The UK is developing technology to connect robotic submarines to satellites to help them find their way around the world’s oceans.
The UK’s National Oceanography Centre (NOC) is to form part of the new Centres of Excellence in Satellite applications, which is expected to aid economic growth in the Solent region, the waters off the southern coast of the country, near Portsmouth.
As part of this new centre the NOC will develop the technologies to help robot-subs use live satellite data to inform their route through the ocean, not unlike drivers using live traffic updates.
These new centres are co-funded by the UK Space Agency and were set-up in response to growing interest in how satellite data and technologies are helping businesses generate new ideas and solutions to grow.
The opportunities offered by the new Marine Robotics Innovation Centre in Southampton for collaborating with the marine robotics industry will be an important factor in the success of the centres aims.
For example, the Innovation Centre enables companies developing command and control software for the robot-subs to collaborate with those developing the sensors and batteries in order to develop a complete working system for communicating with satellites – which is the aim of the new Centre of Excellence for Satellite applications.
By allowing the robot-subs to avoid storms or directing them to sites of scientific interest, such as algal blooms, these technologies will enable more effective exploration of the ocean.
Kevin Forshaw, associate director of innovation and enterprise at the NOC, says: “This project will act as a major stimulus for economic growth within the Solent Region. It has a lot of synergy with our strategic imperative of supporting companies within the Marine Autonomous Systems cluster here.
“Exploring how the use of satellite communications can be further integrated into the systems of tomorrow will provide a further competitive edge to industry in this sector.”
Working with The University of Portsmouth who are the lead partner, as well as the Universities of Southampton and Brighton, Marine South East, the Offshore Renewable Energy Catapult and Hampshire County Council, the NOC will form part of the south coast Centre of Excellence for the Satellite Applications Catapult.
Satellite remote sensing and communications now play a particularly important role in the marine sector, which the south coast has recognised expertise in.
Announcing the new Centres, Stuart Martin, CEO of the Satellite Applications Catapult, says: “We’ve witnessed a significant upturn in regional engagement over the past two years through the initial three Centres.

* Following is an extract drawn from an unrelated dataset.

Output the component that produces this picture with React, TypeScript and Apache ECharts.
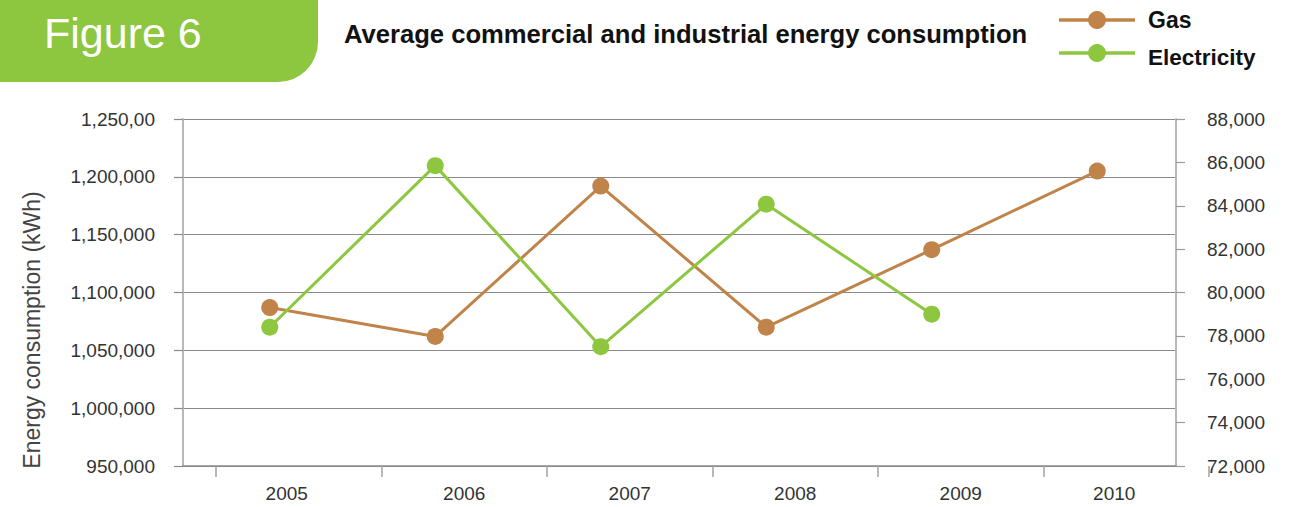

This has included activities linking up the science base, large industry and SMEs to help develop satellite-derived applications and solutions.
“The network’s expansion to cover the southern region of the UK and the Highlands & Islands will hopefully result in generating further understanding and awareness of the opportunities that satellite data and technology can provide – especially among market sectors not currently engaging with them – and developing new commercial opportunities for the UK’s Space sector.”
Colin Baldwin, UK space gateway programme manager at the UK Space Agency, says: “The UK Space Agency is delighted to support this initiative. The expanded network of Catapult Centres of Excellence demonstrates that applications of satellites provide business opportunities across the length and breadth of the United Kingdom.”